Luther (2010 – present)
Idris Elba’s turn as John Luther, a maverick detective in London’s Serious Crimes Unit, was bold and brash when it arrived on screens in 2021. That fire never dimmed, and its five seasons will be joined by a spin-off movie soon. Luther is an unpredictable crime show and another brilliant addition to this list that makes the most of its talented cast.
Marcella (2016 – present)
Hans Rosenfeldt followed up The Bridge by bringing a dash of Nordic Noir to London. Anna Friel is captivating as Detective Sergeant Marcella Backland, a maverick, called back to solve cold cases against a backdrop of personal issues. In this compelling series, marriage troubles, memory blackouts, grief, and more provide the backdrop to the investigation.
Broadchurch (2013 – 2017)
Remade as the short-lived Gracepoint in the U.S., the British original had the edge, at least for its first season. In that thrilling eight-part drama, Olivia Colman’s DS Ellie Miller and David Tennant’s DI Alec Hardy investigated the death of a child in the English coastal town of Broadchurch, with far-reaching consequences that would reach through subsequent seasons. Sadly the second and third years that dealt with the repercussions while pulling in other investigations couldn’t recapture the magic no matter how watchable Colman and Tenant were.

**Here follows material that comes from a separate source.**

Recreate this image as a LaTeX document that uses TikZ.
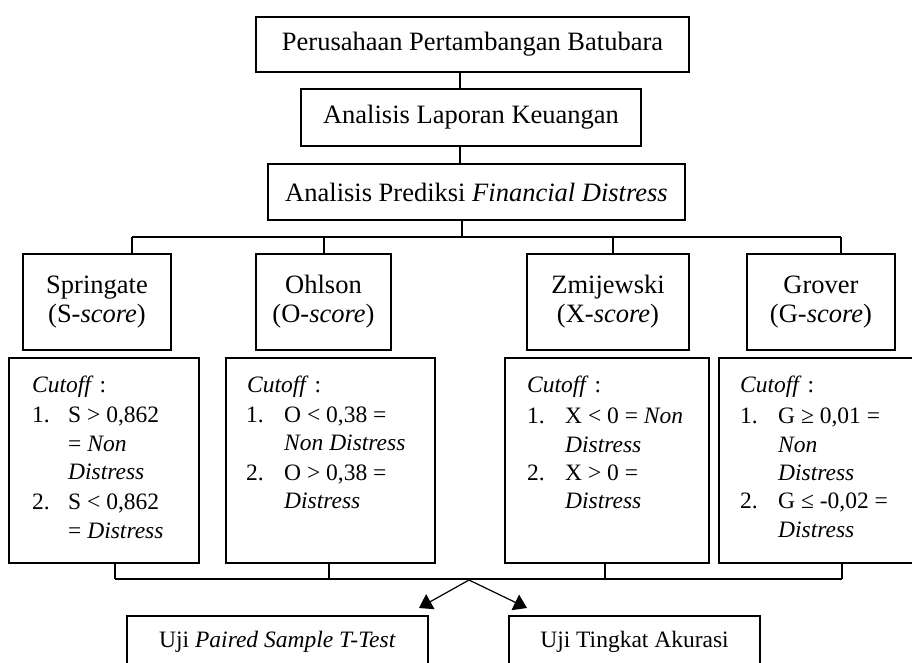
\documentclass[tikz,border=0pt]{standalone}
\usepackage{fontspec}
\setmainfont{Liberation Serif}
\usetikzlibrary{arrows.meta}
\newcommand\myBig{\fontsize{26.5}{29}\selectfont}
\newcommand\mySmall{\fontsize{23.5}{29}\selectfont}
\begin{document}
\begin{tikzpicture}[x=1pt,y=-1pt,
  box/.style={draw, line width=2.5pt, inner sep=0pt, align=center, font=\myBig},
  cbox/.style={draw, line width=2.5pt, inner sep=0pt, minimum height=205},
  conn/.style={line width=1.2pt},
  arr/.style={line width=1.2pt, -{Triangle[length=13pt,width=17pt]}},
  txt/.style={anchor=base west, inner sep=0pt, font=\mySmall}]
\useasboundingbox (0,0) rectangle (912,662);
\clip (0,0) rectangle (912,662);

% top chain
\node[box, minimum width=433, minimum height=55] (b1) at (472.5,44.5) {Perusahaan Pertambangan Batubara};
\node[box, minimum width=340, minimum height=57] (b2) at (471,117.5) {Analisis Laporan Keuangan};
\node[box, minimum width=417, minimum height=56] (b3) at (476.5,192) {Analisis Prediksi \textit{Financial Distress}};
\coordinate (x1) at (460,0);
\coordinate (x2) at (462,0);
\draw[conn] (b1.south -| x1) -- (b2.north -| x1);
\draw[conn] (b2.south -| x1) -- (b3.north -| x1);
\coordinate (bus) at (462,237);
\draw[conn] (b3.south -| x2) -- (bus);

% model boxes
\node[box, minimum width=148, minimum height=96] (m1) at (97,302) {Springate\\(S-\textit{score})};
\node[box, minimum width=135, minimum height=96] (m2) at (323.5,302) {Ohlson\\(O-\textit{score})};
\node[box, minimum width=162, minimum height=96] (m3) at (608,302) {Zmijewski\\(X-\textit{score})};
\node[box, minimum width=148, minimum height=96] (m4) at (821,302) {Grover\\(G-\textit{score})};
\coordinate (d1) at (132,237);
\coordinate (d2) at (324,237);
\coordinate (d3) at (613,237);
\coordinate (d4) at (841,237);
\draw[conn] (d1) -- (d4);
\draw[conn] (d1) -- (m1.north -| d1);
\draw[conn] (d2) -- (m2.north -| d2);
\draw[conn] (d3) -- (m3.north -| d3);
\draw[conn] (d4) -- (m4.north -| d4);

% cutoff boxes
\node[cbox, minimum width=190] (c1) at (104,460.5) {};
\node[cbox, minimum width=209] (c2) at (330.5,460.5) {};
\node[cbox, minimum width=204] (c3) at (607,460.5) {};
\node[cbox, minimum width=212] (c4) at (825,460.5) {};

% Springate cutoff text
\node[txt] (c1h) at (32,392) {\textit{Cutoff} :};
\node[txt] (c1n1) at (32,422) {1.};
\node[txt] (c1a) at (68,422) {S > 0,862};
\node[txt] (c1b) at (68,451) {= \textit{Non}};
\node[txt] (c1c) at (68,479) {\textit{Distress}};
\node[txt] (c1n2) at (32,509) {2.};
\node[txt] (c1d) at (68,509) {S < 0,862};
\node[txt] (c1e) at (68,538) {= \textit{Distress}};

% Ohlson cutoff text
\node[txt] (c2h) at (247,392) {\textit{Cutoff} :};
\node[txt] (c2n1) at (246,422) {1.};
\node[txt] (c2a) at (284,422) {O < 0,38 =};
\node[txt] (c2b) at (284,450) {\textit{Non Distress}};
\node[txt] (c2n2) at (246,480) {2.};
\node[txt] (c2c) at (284,480) {O > 0,38 =};
\node[txt] (c2d) at (284,508) {\textit{Distress}};

% Zmijewski cutoff text
\node[txt] (c3h) at (527,392) {\textit{Cutoff} :};
\node[txt] (c3n1) at (527,423) {1.};
\node[txt] (c3a) at (565,423) {X < 0 = \textit{Non}};
\node[txt] (c3b) at (565,452) {\textit{Distress}};
\node[txt] (c3n2) at (527,480) {2.};
\node[txt] (c3c) at (565,480) {X > 0 =};
\node[txt] (c3d) at (565,508) {\textit{Distress}};

% Grover cutoff text
\node[txt] (c4h) at (740,392) {\textit{Cutoff} :};
\node[txt] (c4n1) at (740,423) {1.};
\node[txt] (c4a) at (778,423) {G ≥ 0,01 =};
\node[txt] (c4b) at (778,452) {\textit{Non}};
\node[txt] (c4c) at (778,480) {\textit{Distress}};
\node[txt] (c4n2) at (740,508) {2.};
\node[txt] (c4d) at (778,508) {G ≤ -0,02 =};
\node[txt] (c4e) at (778,537) {\textit{Distress}};

% bottom bus
\coordinate (e1) at (115,579);
\coordinate (e2) at (329,579);
\coordinate (e3) at (605,579);
\coordinate (e4) at (842,579);
\draw[conn] (c1.south -| e1) -- (e1);
\draw[conn] (c2.south -| e2) -- (e2);
\draw[conn] (c3.south -| e3) -- (e3);
\draw[conn] (c4.south -| e4) -- (e4);
\draw[conn] (e1) -- (e4);
\coordinate (apex) at (469,580);
\coordinate (t1) at (419,608);
\coordinate (t2) at (527,608);
\draw[arr] (apex) -- (t1);
\draw[arr] (apex) -- (t2);

% bottom boxes
\node[box, font=\mySmall, minimum width=301, minimum height=52] (u1) at (277.5,642) {Uji \textit{Paired Sample T-Test}};
\node[box, font=\mySmall, minimum width=251, minimum height=52] (u2) at (634.5,642) {Uji Tingkat Akurasi};
\end{tikzpicture}
\end{document}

The Split (2018 – present)
You’re a firm fan of Nicola Walker, then after Unforgotten and River, you may want to try this legal drama. This time, Walker plays Hannah Defoe, a lawyer who’s broken from her family’s firm of divorce lawyers until the first season’s events bring them back together. It serves a heady combination of infidelity, sibling rivalry, and law, penned by Abi Morgan, who had previously provided Walker with one of her most unusual roles in River. A third season is confirmed to air soon.
So, until the fifth season of Unforgotten finally graces our TV screens, you have plenty of amazing choices to pick from to keep yourself busy.